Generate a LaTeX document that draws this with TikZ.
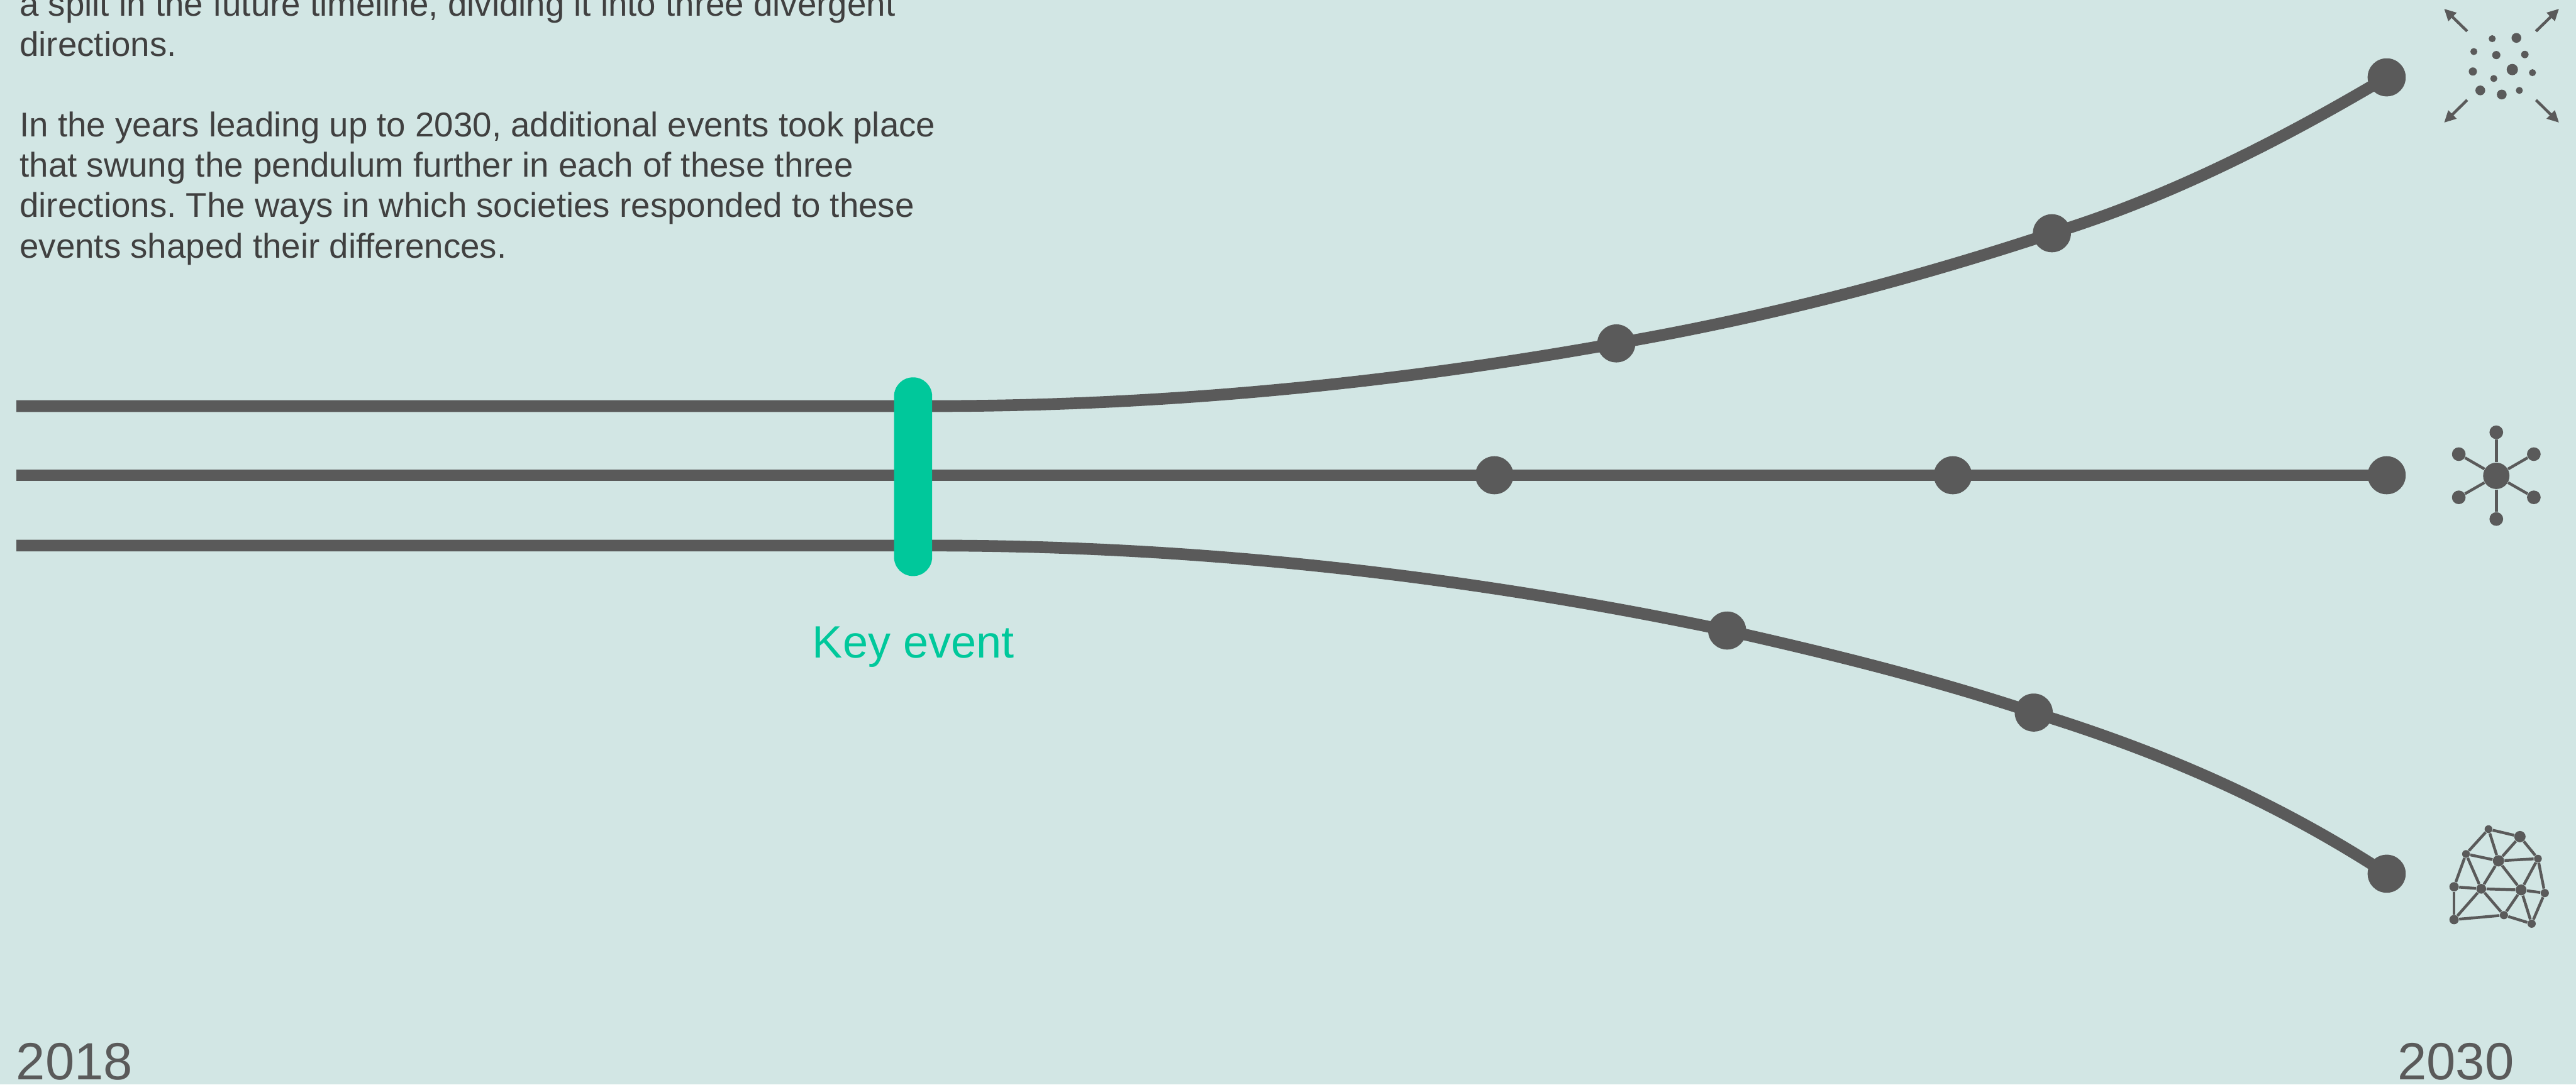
\documentclass[tikz,border=0pt]{standalone}
\usepackage{fontspec}
\setmainfont{Liberation Sans}
\usetikzlibrary{arrows.meta}
\definecolor{paper}{HTML}{D2E6E4}
\definecolor{trackgray}{HTML}{5A5A5A}
\definecolor{bodygray}{HTML}{404040}
\definecolor{eventgreen}{HTML}{00C89B}

\begin{document}
\begin{tikzpicture}[
    x=0.01cm, y=-0.01cm,
    track/.style={draw=trackgray, line width=0.2cm},
    spot/.style={circle, fill=trackgray, inner sep=0pt, minimum size=#1*0.01cm},
    thin link/.style={draw=trackgray, line width=0.048cm},
    burst/.style={thin link, -{Triangle[length=0.2cm, width=0.19cm]}},
    year/.style={anchor=base west, inner sep=0pt, text=trackgray, font=\fontsize{25.4}{30}\selectfont}
]
    \useasboundingbox (0,0) rectangle (4394,1851);
    \fill[paper] (0,0) rectangle (4394,1851);

    % text
    \node[anchor=north west, inner sep=0pt, align=left, text=bodygray, font=\fontsize{16.68}{19.56}\selectfont\frenchspacing] (intro) at (33,-16) {a split in the future timeline, dividing it into three divergent\\directions.\\[19.56pt]In the years leading up to 2030, additional events took place\\that swung the pendulum further in each of these three\\directions. The ways in which societies responded to these\\events shaped their differences.};
    \node[year] (startyear) at (27,1842) {2018};
    \node[year] (endyear) at (4089,1842) {2030};

    % start of the three tracks
    \coordinate (topstart) at (28,693);
    \coordinate (midstart) at (28,811);
    \coordinate (lowstart) at (28,931);
    \coordinate (topsplit) at (1590,693);
    \coordinate (lowsplit) at (1590,931);

    % events
    \node[spot=65] (top1) at (2757,586) {};
    \node[spot=65] (top2) at (3500,398) {};
    \node[spot=65] (top3) at (4071,132) {};
    \node[spot=65] (mid1) at (2549,811) {};
    \node[spot=65] (mid2) at (3331,811) {};
    \node[spot=65] (mid3) at (4071,811) {};
    \node[spot=65] (low1) at (2946,1076) {};
    \node[spot=65] (low2) at (3469,1216) {};
    \node[spot=65] (low3) at (4071,1491) {};

    % tracks
    \draw[track] (topstart) -- (topsplit) .. controls (1979,693) and (2368,656) .. (top1.center) .. controls (3005,543) and (3252,480) .. (top2.center) .. controls (3690,340) and (3881,245) .. (top3.center);
    \draw[track] (midstart) -- (mid1.center) -- (mid2.center) -- (mid3.center);
    \draw[track] (lowstart) -- (lowsplit) .. controls (2042,931) and (2493,981) .. (low1.center) .. controls (3120,1115) and (3294,1158) .. (low2.center) .. controls (3670,1278) and (3870,1360) .. (low3.center);

    % key event
    \node[rectangle, fill=eventgreen, rounded corners=0.325cm, inner sep=0pt, minimum width=0.65cm, minimum height=3.39cm] (keybar) at (1557.5,813.5) {};
    \node[anchor=base, inner sep=0pt, text=eventgreen, font=\fontsize{22}{26}\selectfont] (keylabel) at (1558,1123) {Key event};

    % scattered icon
    \node[spot=12] (sa) at (4251,66) {};
    \node[spot=16.7] (sb) at (4292.3,64.7) {};
    \node[spot=12] (sc) at (4219.7,88) {};
    \node[spot=14] (sd) at (4258,94) {};
    \node[spot=12.7] (se) at (4306.7,93) {};
    \node[spot=14] (sf) at (4218,122) {};
    \node[spot=19.3] (sg) at (4285.3,118.7) {};
    \node[spot=12] (sh) at (4319.7,124) {};
    \node[spot=12] (si) at (4253.7,134) {};
    \node[spot=16.7] (sj) at (4230.7,154.3) {};
    \node[spot=16.7] (sk) at (4267.3,161.3) {};
    \node[spot=12] (sl) at (4297.3,154.3) {};
    \coordinate (nwfrom) at (4208.3,53.3);
    \coordinate (nwto) at (4169,15);
    \coordinate (nefrom) at (4325.7,53.3);
    \coordinate (neto) at (4365,15);
    \coordinate (swfrom) at (4208.3,170.7);
    \coordinate (swto) at (4169,209.3);
    \coordinate (sefrom) at (4325.7,170.7);
    \coordinate (seto) at (4365,209.3);
    \draw[burst] (nwfrom) -- (nwto);
    \draw[burst] (nefrom) -- (neto);
    \draw[burst] (swfrom) -- (swto);
    \draw[burst] (sefrom) -- (seto);

    % star icon
    \node[spot=45] (hub) at (4258,812) {};
    \node[spot=23.3] (ra) at (4258,737.7) {};
    \node[spot=23.3] (rb) at (4194,775) {};
    \node[spot=23.3] (rc) at (4322,775) {};
    \node[spot=23.3] (rd) at (4194,848.7) {};
    \node[spot=23.3] (re) at (4322,848.7) {};
    \node[spot=23.3] (rf) at (4258,885.7) {};
    \draw[thin link] (hub) -- (ra);
    \draw[thin link] (hub) -- (rb);
    \draw[thin link] (hub) -- (rc);
    \draw[thin link] (hub) -- (rd);
    \draw[thin link] (hub) -- (re);
    \draw[thin link] (hub) -- (rf);

    % mesh icon
    \node[spot=13.3] (ma) at (4244.7,1415) {};
    \node[spot=19.3] (mb) at (4298.3,1427.7) {};
    \node[spot=13.3] (mc) at (4206.3,1457.3) {};
    \node[spot=19.3] (md) at (4261.7,1469) {};
    \node[spot=13.3] (me) at (4329,1465.3) {};
    \node[spot=16] (mf) at (4186,1513.3) {};
    \node[spot=16.7] (mg) at (4232.3,1516.7) {};
    \node[spot=18.7] (mh) at (4300.3,1518.7) {};
    \node[spot=14] (mi) at (4340.7,1524) {};
    \node[spot=16] (mj) at (4186,1569.3) {};
    \node[spot=14] (mk) at (4271,1561.7) {};
    \node[spot=14] (ml) at (4318.3,1576.3) {};
    \draw[thin link] (ma) -- (mb);
    \draw[thin link] (ma) -- (mc);
    \draw[thin link] (ma) -- (md);
    \draw[thin link] (mb) -- (md);
    \draw[thin link] (mb) -- (me);
    \draw[thin link] (mc) -- (md);
    \draw[thin link] (mc) -- (mf);
    \draw[thin link] (mc) -- (mg);
    \draw[thin link] (md) -- (me);
    \draw[thin link] (md) -- (mg);
    \draw[thin link] (md) -- (mh);
    \draw[thin link] (me) -- (mh);
    \draw[thin link] (me) -- (mi);
    \draw[thin link] (mf) -- (mg);
    \draw[thin link] (mf) -- (mj);
    \draw[thin link] (mg) -- (mh);
    \draw[thin link] (mg) -- (mj);
    \draw[thin link] (mg) -- (mk);
    \draw[thin link] (mh) -- (mi);
    \draw[thin link] (mh) -- (mk);
    \draw[thin link] (mh) -- (ml);
    \draw[thin link] (mi) -- (ml);
    \draw[thin link] (mj) -- (mk);
    \draw[thin link] (mk) -- (ml);
\end{tikzpicture}
\end{document}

What to do:
Above are lines of data; state how many of them contain the word "that", with no other output.

Solution to this exercise:
2